As a DBA, I have to say...it should be exceedingly rare for any query to take more than 5 seconds. In particular, if it's a query that runs frequently and is used by the front end application, then it absolutely should not ever run for 5 seconds. If you really do have a user-facing query that can't complete in 5 seconds, that's a sign that the database design needs improvement.
Jonathan VM's Law Of The Greenbar Report I used to work for a company that still used a mainframe application that spit out reams of greenbar dot-matrix-printed reports every day. Most of these were ignored, and of the few that were used, most were never read beyond the first page. A report might have thousands of rows sorted by descending account age...and all that user needed was to see the 10 most aged. My law is this: The number of use cases that actually require seeing a vast number of rows is infinitesimally small. Think - really think - about the use case for your query, and whether having lots and lots of records is really what that user needs.
Your while loop idea won't solve the problem entirely. It is possible that the very first iteration through the loop could take longer than 5 seconds. Plus, it will likely result in retrieving far fewer rows in the allotted time than if you tried to do it with just a single query.
Personally, I wouldn't try to solve this exact problem. Instead, I would do some testing, and through trial and error identify a number of records that I am confident will load in under five seconds. Then, I would just place a LIMIT on the loading query.
Next, depending on the requirements I would either set a timeout on the DB call of five seconds or just live with the chance that some calls will exceed the time restriction.
Lastly, consider that on most modern hardware for most queries, you can return a very large number of records within five seconds. It's hard to imagine returning all of that data to the UI and still have it be usable, if that is your intention.
-Jason
I've never tried this, but if a script is running this query you could try running an unbuffered query (in php, this would be something like mysql_unbuffered_query())... you could then store these into an array while the query is running. You could then set the mysql query timeout to five minutes. When the query is killed, if you've set your while() loop to check for a timeout response it can then terminate the loop and you'll have an array with all of the records returned in 5 minutes. Again, I'm not sure this would work, but I'd be interested to see if it would accomplish what you're looking to do.
You could approach this problem like this, but I doubt that this logic is really what I'd recommend for real world use.
You have a 10s interval, you try one query, it gets you the row in 0.1s. That would imply you could get at least 99 similar queries still in the remaining 9.9s.
However, getting 99 queries at once should proove faster than getting them one-by-one (which your initial calculation would suggest). So you get the 99 queries and check the time again.

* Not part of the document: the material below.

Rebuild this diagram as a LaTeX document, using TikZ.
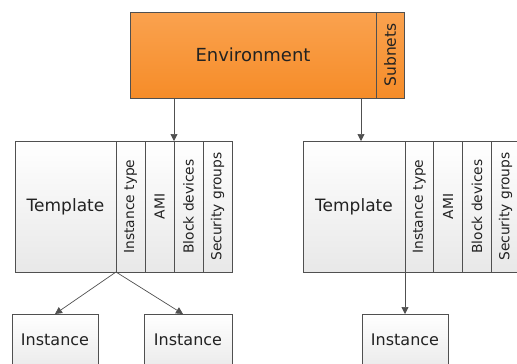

Let's say the operation performed 1.5 times as fast as the single query, because getting more queries at once is more efficient, leaving you with 100rows at a time of 7.5s. You calculate that by average you have so far gotten 100rows per 7.5s, calculate a new amount of possible queries for the rest of the time and query again, and so on. You would, however, need to set a threshold limit for this loop, let's say something like: Don't get any new queries any more after 9.9s.
This solution obviously is neither the most smooth nor something I'd really use, but maybe it serves to solve the OP's problem.
Also, jmacinnes already pointed out: "It is possible that the very first iteration through the loop could take longer than 10[5] seconds."
I'd certainly be interested myself, if someone can come up with a proper solution to this problem.
To get data from the table you should do two things:
execute a query (SELECT something FROM table)
fill the table or read data
You are asking about second one. I'm not that familiar with php, but I think it does not matter. We use fetching to get first records quickly and show them to the user, then fetch records as needed. In ADO.NET you could use IDataReader to get records one by one, in php I think you could use similar methods, for example - mysqli_fetch_row in mysqli extension or mysql_fetch_row in mysql extension. In this case you could stop reading data at any moment.